During the time of the burra mela (great fair) at Prāg, natives used to come round to the houses of the gentry with boxes full of polished pebbles for sale—in sets for necklaces and bracelets, and large stones for snuff-boxes.

Raj Ghāt is on the banks of the Ganges, about a mile and a half above the Fort of Allahabad, and the village of Daragunge extends along the side of the Mahratta Bund above for some distance. To the right of the spot where travellers land on coming from Benares is a fine building, called a dhrumsālā, or place to distribute alms; it is dedicated to a form of Māhadēo, which stands in the shiwālā, or little temple, above: the form of this octagonal temple, as well as that of a similar one, which stands at the other side of the building, is very beautiful. On the left are the remains of a very large and curious old well. “Why is a woman like a Hindoo temple[49]?”

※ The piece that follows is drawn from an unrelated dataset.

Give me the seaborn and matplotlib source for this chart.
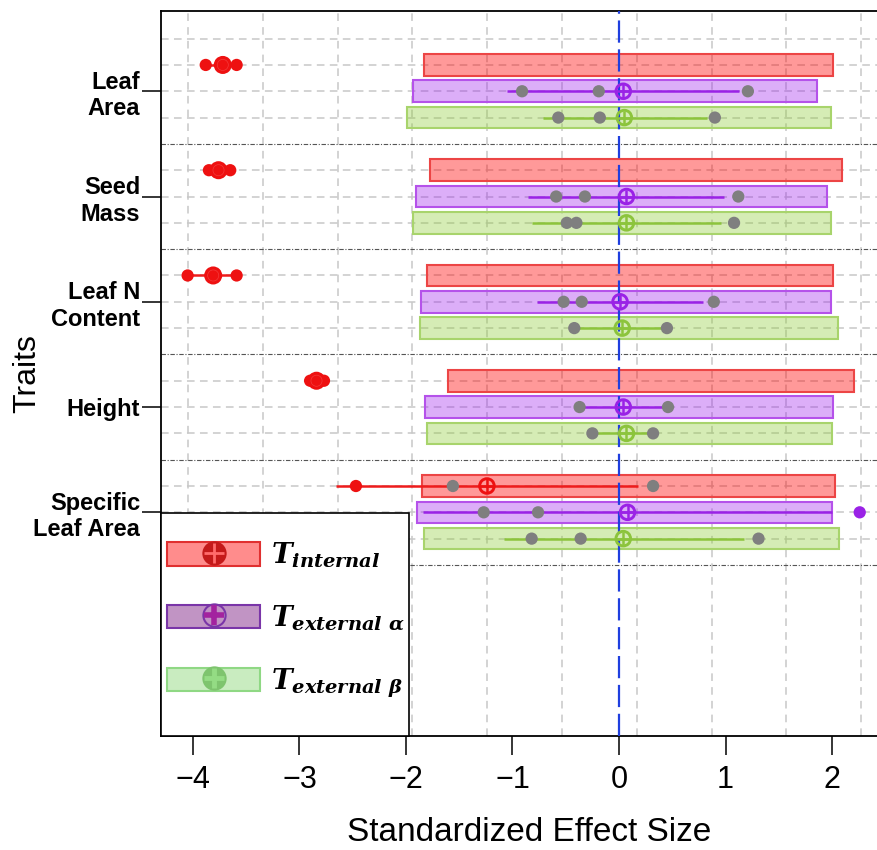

After sketching this dhrumsālā, we ascended the bank to Daragunge, to see the inner court, and found it filled with elephants, tattoos, cows, and natives. It is used as a sarāe, or abode for travellers. I saw there a most beautiful and exceedingly small gynee (a dwarf cow), with two bars of silver round each of her little legs; she looked so pretty, and was quite tame. Through the doorways of this court you look into the little octagonal temples, and, through their arches, on a fine expanse of the Ganges which flows below.

You cannot roam in India as in Europe, or go into places crowded with natives, without a gentleman; they think it so incorrect and so marvellous, that they collect in crowds to see a beebee sāhiba who is indecent enough to appear unveiled. A riding-habit and hat, also, creates much surprise in unfrequented bazārs, where such a thing is a novelty.

We proceeded through the bustee (village) on foot, and up a dirty alley, through which I could scarcely pass, to the Temple of Hŭnoomān, the black-faced and deified monkey, and found there an enormous image of the god painted red and white, and made either of mud or stone. A great number of worshippers were present. The bearers hold Hŭnoomān in the greatest reverence.

In another apartment were forty or fifty large and small figures, representing Ram and Seeta his consort, with his brother Lutchman, Hŭnoomān, and all his army of monkeys. Seeta was carried off by the giant Ravuna, Hŭnoomān fought for and restored her to Ram, therefore they are worshipped together.

These figures were decorated with coloured cloth and tinsel, much in the same manner in which the saints are clothed in the churches in France. I had never but once before seen idols, in India, tricked out after this fashion. Many lamps were burning before the shrine. We were allowed to behold them from the door, but not to enter the apartment.